On August 5, 2019, the Central government repealed the special status of Jammu and Kashmir and bifurcated the state into two Union territories. The region was put under a complete shutdown of all kinds of communication, including landline, mobile and internet services. Even 2G internet services remained suspended until March 2020. The shutdown led to a complete dismantling of valuable fundamental rights — of movement, access and expression.

In Anuradha Bhasin vs Union of India and Ors, the communications lockdown was challenged in the Supreme Court. The executive action was challenged on multiple grounds. One of the prominent arguments was that the lockdown fails to meet the four-pronged check in human rights law on the basis of which the validity of State action must be tested. The test requires legality — the existence of a law — necessity of the restriction, proportionality of the restriction, and least intrusiveness — whether the restriction was the least intrusive measure which the State could have imposed. In spite of recalling the test and an elaborate discussion on free speech, the judgment in Anuradha Bhasin refused to interfere with the prohibition on communications. No effective analysis of the legality of proportionality took place. No argument was provided as to why less intrusive measures could not be imposed by the State if at all there is a threat to its interests. The court merely remanded the matter to the executive saying: “the submission of the Solicitor General that there is still possibility of danger to public safety cannot be ignored...” A mere reference to ‘national security’ was enough for the court to sustain the legality of the world’s ‘longest ever shutdown in a democracy’ (The Washington Post, December 15, 2019).

The Covid-19 pandemic has led to major changes in our daily life. Movement has become severely restricted and distancing has become the normal. A significant part of India’s population, at least those who have access, are entirely reliant on internet connectivity for a variety of services such as food or medicines. Students have taken up learning via online classes and courts are operating through video conferencing. When the world witnesses a digital revolution during the fight against a global pandemic, access to high-speed internet remains distant in Kashmir. Patients and pregnant women are unable to get full access to doctors, individuals cannot contact their families and partners, and the society is practically barred from a vital source of information and entertainment. The spread of the epidemic with severe access restrictions, therefore, puts Kashmiris in a precarious position.

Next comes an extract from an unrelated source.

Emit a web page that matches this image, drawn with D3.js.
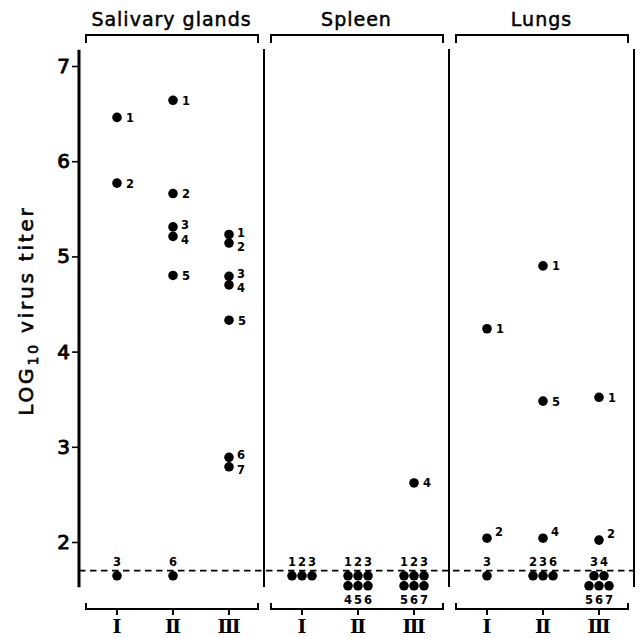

Avinash Kumar, executive director, Amnesty International India, said that “The responses to coronavirus cannot be based on human rights violations and a lack of transparency and censorship.” It is in this context that the apex court considered the plea of restoring 4G internet services in Kashmir. But instead of either upholding the validity of the State action (for which the legal basis is shaky) or directing restoration by holding that the executive is wrong, the court has adopted a new technique of deference and delegation.

The court directed a committee to examine the issue — a committee that consists of members of the executive only: secretary, ministry of home affairs, secretary, ministry of communications, and chief secretary, Union territory of Jammu and Kashmir. A whole array of fundamental rights continues to be violated in one part of the country, while the Supreme Court stays silent.

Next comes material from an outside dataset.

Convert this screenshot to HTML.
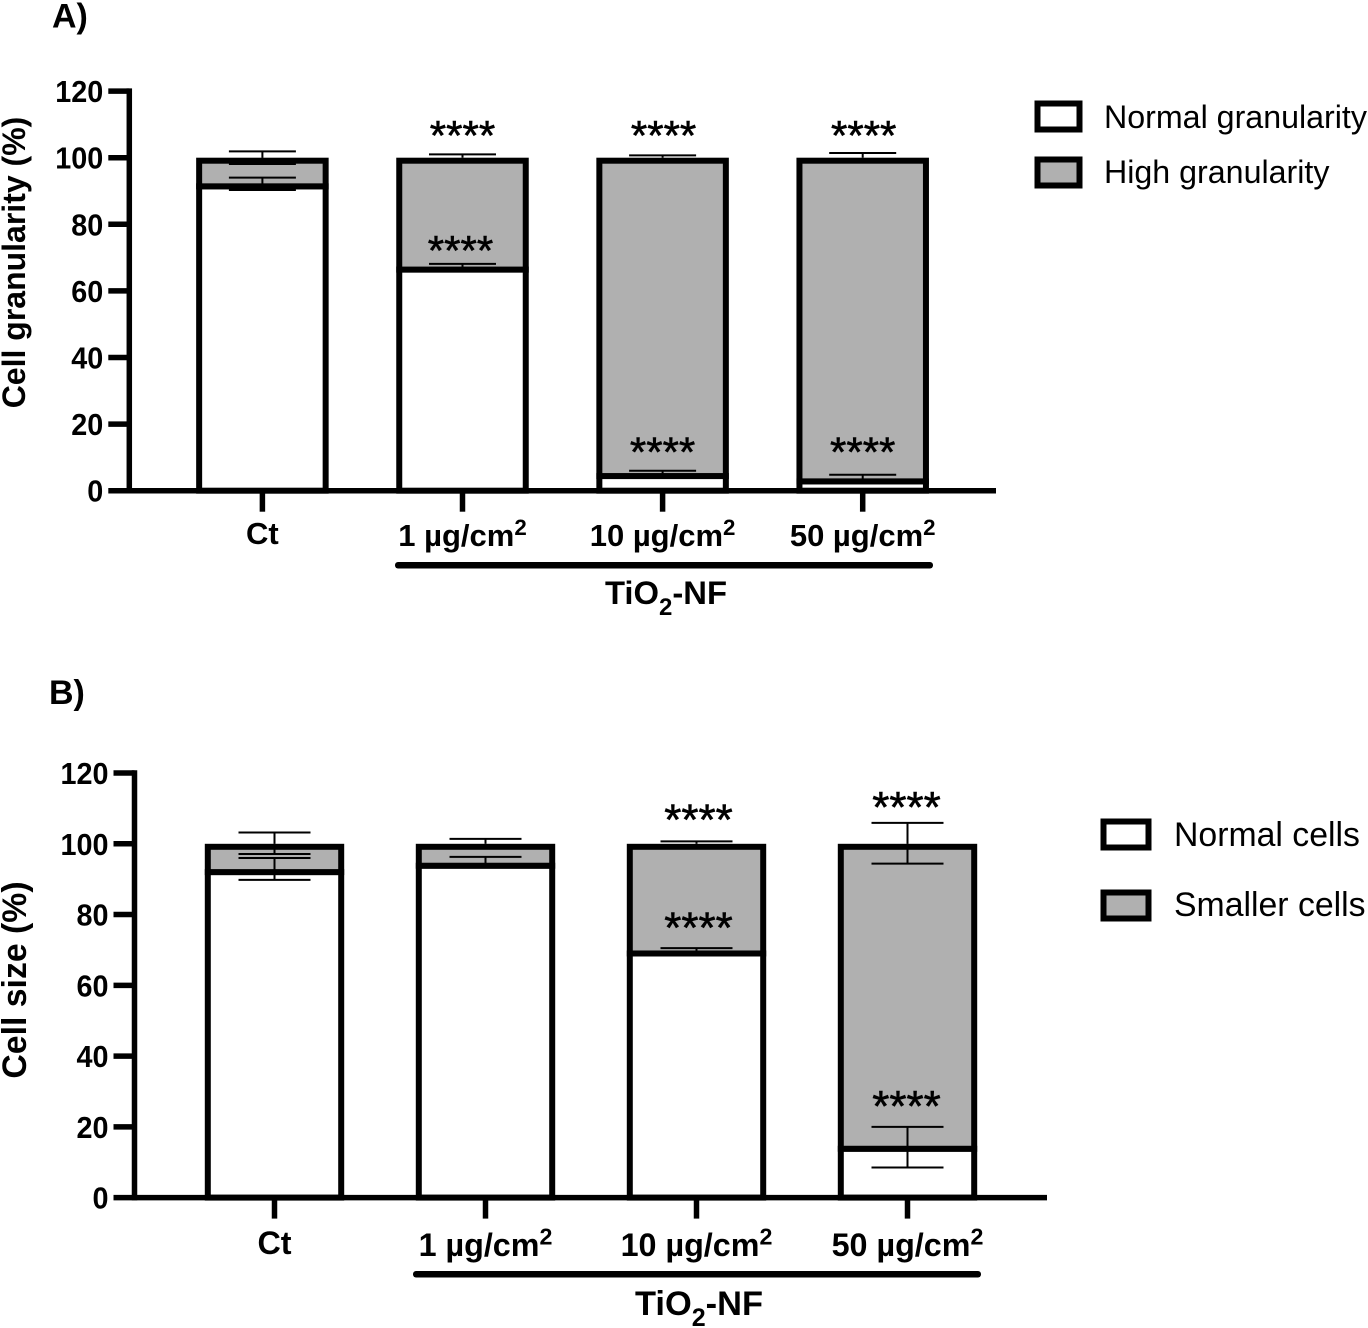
<!DOCTYPE html>
<html lang="en">
<head>
<meta charset="utf-8">
<title>Cell granularity and cell size</title>
<style>
html,body{margin:0;padding:0;background:#fff;}
svg{display:block;font-family:"Liberation Sans",sans-serif;}
text{fill:#000;}
.b{font-weight:bold;}
</style>
</head>
<body>
<svg id="chart" xmlns="http://www.w3.org/2000/svg" width="1368" height="1328" viewBox="0 0 1368 1328">
  <rect x="0" y="0" width="1368" height="1328" fill="#fff"/>
  <g id="panel-a"></g>
  <g id="panel-b"></g>

  <text class="b" x="52" y="27.5" font-size="34">A)</text>
  <text class="b" x="49" y="704" font-size="34">B)</text>

  <text class="b" font-size="32" text-anchor="middle" transform="translate(25,262.5) rotate(-90)">Cell granularity (%)</text>
  <text class="b" font-size="33.8" text-anchor="middle" transform="translate(26,980) rotate(-90)">Cell size (%)</text>

  <g>
    <rect x="1037.5" y="103.5" width="42" height="26" fill="#fff" stroke="#000" stroke-width="6"/>
    <text x="1104" y="128" font-size="32.2">Normal granularity</text>
    <rect x="1037.5" y="159.5" width="42" height="26" fill="#b0b0b0" stroke="#000" stroke-width="6"/>
    <text x="1104" y="183" font-size="32.2">High granularity</text>
  </g>
  <g>
    <rect x="1103.5" y="821.5" width="45" height="26" fill="#fff" stroke="#000" stroke-width="6"/>
    <text x="1174" y="846" font-size="33.8">Normal cells</text>
    <rect x="1103.5" y="892.5" width="45" height="26" fill="#b0b0b0" stroke="#000" stroke-width="6"/>
    <text x="1174" y="916" font-size="33.8">Smaller cells</text>
  </g>

  <rect x="395" y="562" width="538" height="6.5" rx="3" fill="#000"/>
  <text class="b" x="666" y="604" font-size="32.8" text-anchor="middle">TiO<tspan font-size="24" dy="11">2</tspan><tspan dy="-11">-NF</tspan></text>
  <rect x="413" y="1271" width="568" height="6.5" rx="3" fill="#000"/>
  <text class="b" x="699" y="1315" font-size="34.4" text-anchor="middle">TiO<tspan font-size="25" dy="11">2</tspan><tspan dy="-11">-NF</tspan></text>
</svg>

<script>
/* shared axis values */
const yTicks = [0, 20, 40, 60, 80, 100, 120];
const categories = ['Ct', '1 µg/cm', '10 µg/cm', '50 µg/cm'];
const categoryExponents = ['', '2', '2', '2'];

/* panel A: cell granularity (%) */
const aNormal = [91.4, 66.4, 4.4, 2.8];
const aHigh = [8.6, 33.6, 95.6, 97.2];
const aNormalErrUp = [2.6, 1.7, 1.6, 2];
const aNormalErrDown = [1.1, 0, 0, 0];
const aHighErrUp = [1.9, 1, 0.7, 1.4];
const aHighErrDown = [1.9, 0, 0, 0];
const aStarsNormal = [null, 73.5, 13, 13];
const aStarsHigh = [null, 108, 108, 108];

/* panel B: cell size (%) */
const bNormal = [92, 93.8, 69, 13.8];
const bHigh = [8, 6.2, 31, 86.2];
const bNormalErrUp = [4, 2.5, 1.5, 6.2];
const bNormalErrDown = [2.2, 0, 0, 5.3];
const bHighErrUp = [3.2, 1.4, 0.7, 5.9];
const bHighErrDown = [2.9, 0, 0, 5.6];
const bStarsNormal = [null, null, 77.5, 27];
const bStarsHigh = [null, null, 108, 111.5];

const SVGNS = 'http://www.w3.org/2000/svg';

function addLine(parent, name, x1, y1, x2, y2, width) {
  const el = document.createElementNS(SVGNS, 'line');
  
  
  el.setAttribute('x1', x1);
  el.setAttribute('y1', y1);
  el.setAttribute('x2', x2);
  el.setAttribute('y2', y2);
  el.setAttribute('stroke', '#000');
  el.setAttribute('stroke-width', width);
  parent.appendChild(el);
}

function addRect(parent, name, x, y, w, h, fill, stroke) {
  const el = document.createElementNS(SVGNS, 'rect');
  
  
  el.setAttribute('x', x);
  el.setAttribute('y', y);
  el.setAttribute('width', w);
  el.setAttribute('height', Math.max(h, 0));
  el.setAttribute('fill', fill);
  if (stroke) {
    el.setAttribute('stroke', '#000');
    el.setAttribute('stroke-width', stroke);
  }
  parent.appendChild(el);
}

function addText(parent, name, x, y, size, anchor, bold, str, exp, fitWidth) {
  const el = document.createElementNS(SVGNS, 'text');
  
  
  el.setAttribute('x', x);
  el.setAttribute('y', y);
  el.setAttribute('font-size', size);
  el.setAttribute('text-anchor', anchor);
  if (bold) el.setAttribute('font-weight', 'bold');
  if (fitWidth) {
    el.setAttribute('textLength', fitWidth);
    el.setAttribute('lengthAdjust', 'spacingAndGlyphs');
  }
  el.appendChild(document.createTextNode(str));
  if (exp) {
    const sup = document.createElementNS(SVGNS, 'tspan');
    sup.setAttribute('font-size', size * 0.72);
    sup.setAttribute('dy', -size * 0.36);
    sup.textContent = exp;
    el.appendChild(sup);
  }
  parent.appendChild(el);
  return el;
}

function addStars(parent, name, x, y, size) {
  const el = addText(parent, name, x, y, size, 'middle', false, '****');
  el.setAttribute('stroke', '#000');
  el.setAttribute('stroke-width', '0.6');
}

function errorBar(parent, name, cx, capHalf, yScale, from, to) {
  if (from === to) return;
  addLine(parent, name + '-stem', cx, yScale(from), cx, yScale(to), 2);
  addLine(parent, name + '-cap', cx - capHalf, yScale(to), cx + capHalf, yScale(to), 2);
}

function drawPanel(g, cfg) {
  const y = v => cfg.y0 - v * cfg.yPerUnit;
  const x = i => cfg.x0 + i * cfg.xStep;
  const inset = 3;

  categories.forEach((cat, i) => {
    const n = cfg.normal[i];
    const top = n + cfg.high[i];
    const left = x(i) - cfg.barW / 2;
    addRect(g, 'bar-normal-' + i, left, y(n), cfg.barW, y(0) - y(n), '#fff', 6);
    addRect(g, 'bar-high-' + i, left, y(top) + inset, cfg.barW, y(n) - y(top) - inset, '#b0b0b0', 6);
  });

  categories.forEach((cat, i) => {
    const n = cfg.normal[i];
    const top = n + cfg.high[i];
    errorBar(g, 'error-normal-up-' + i, x(i), cfg.capHalf, y, n, n + cfg.nUp[i]);
    errorBar(g, 'error-normal-down-' + i, x(i), cfg.capHalf, y, n, n - cfg.nDown[i]);
    errorBar(g, 'error-high-up-' + i, x(i), cfg.capHalf, y, top, top + cfg.hUp[i]);
    errorBar(g, 'error-high-down-' + i, x(i), cfg.capHalf, y, top, top - cfg.hDown[i]);
    if (cfg.starsN[i] !== null) {
      addStars(g, 'significance-normal-' + i, x(i) + cfg.starDxN[i], y(cfg.starsN[i]) + 19, cfg.starSize);
    }
    if (cfg.starsH[i] !== null) {
      addStars(g, 'significance-high-' + i, x(i) + cfg.starDxH[i], y(cfg.starsH[i]) + 19, cfg.starSize);
    }
  });

  addLine(g, 'y-axis-line', cfg.axisX, y(120) - 2.75, cfg.axisX, y(0) + 2.75, 5.5);
  addLine(g, 'x-axis-line', cfg.axisX, y(0), cfg.axisEnd, y(0), 5.5);

  yTicks.forEach(t => {
    const label = String(t);
    addLine(g, 'y-tick-' + t, cfg.axisX - cfg.tickLen, y(t), cfg.axisX, y(t), 5.5);
    addText(g, 'y-tick-label-' + t, cfg.axisX - cfg.tickLen - 5, y(t) + 11, 31, 'end', true, label, '', label.length * 16);
  });

  categories.forEach((cat, i) => {
    addLine(g, 'x-tick-' + i, x(i), y(0), x(i), y(0) + 21, 5.5);
    const ly = i === 0 ? cfg.catY - 2 : cfg.catY;
    addText(g, 'x-tick-label-' + i, x(i), ly, cfg.catSize, 'middle', true, cat, categoryExponents[i]);
  });
}

drawPanel(document.getElementById('panel-a'), {
  y0: 490.7, yPerUnit: 3.33, x0: 262.4, xStep: 200.1, barW: 126.5, capHalf: 33.5,
  axisX: 129.3, axisEnd: 996, tickLen: 21, catY: 546, catSize: 31, starSize: 42,
  starDxN: [0, -2, 0, 0], starDxH: [0, 0, 1, 1],
  normal: aNormal, high: aHigh, nUp: aNormalErrUp, nDown: aNormalErrDown,
  hUp: aHighErrUp, hDown: aHighErrDown, starsN: aStarsNormal, starsH: aStarsHigh
});

drawPanel(document.getElementById('panel-b'), {
  y0: 1197.6, yPerUnit: 3.538, x0: 274.5, xStep: 211, barW: 133.4, capHalf: 36,
  axisX: 134.5, axisEnd: 1047, tickLen: 21, catY: 1256, catSize: 32.3, starSize: 44,
  starDxN: [0, 0, 2, -1], starDxH: [0, 0, 2, -1],
  normal: bNormal, high: bHigh, nUp: bNormalErrUp, nDown: bNormalErrDown,
  hUp: bHighErrUp, hDown: bHighErrDown, starsN: bStarsNormal, starsH: bStarsHigh
});
</script>
</body>
</html>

Alexander Hamilton, one of the founding fathers of the US Constitution, said in Federalist papers No. 78, (1787-1788): “the judiciary, from the nature of its functions, will always be the least dangerous to the political rights of the Constitution; because it will be least in a capacity to annoy or injure them. The Executive not only dispenses the honors, but holds the sword of the community. The legislature not only commands the purse, but prescribes the rules by which the duties and rights of every citizen are to be regulated. The judiciary on the contrary has no influence over either the sword or the purse...” Hamilton says that there are always limits to what the court can do since it commands neither military nor economic power. But judicial power is ominous when it evades its paramount task of protecting constitutional rights.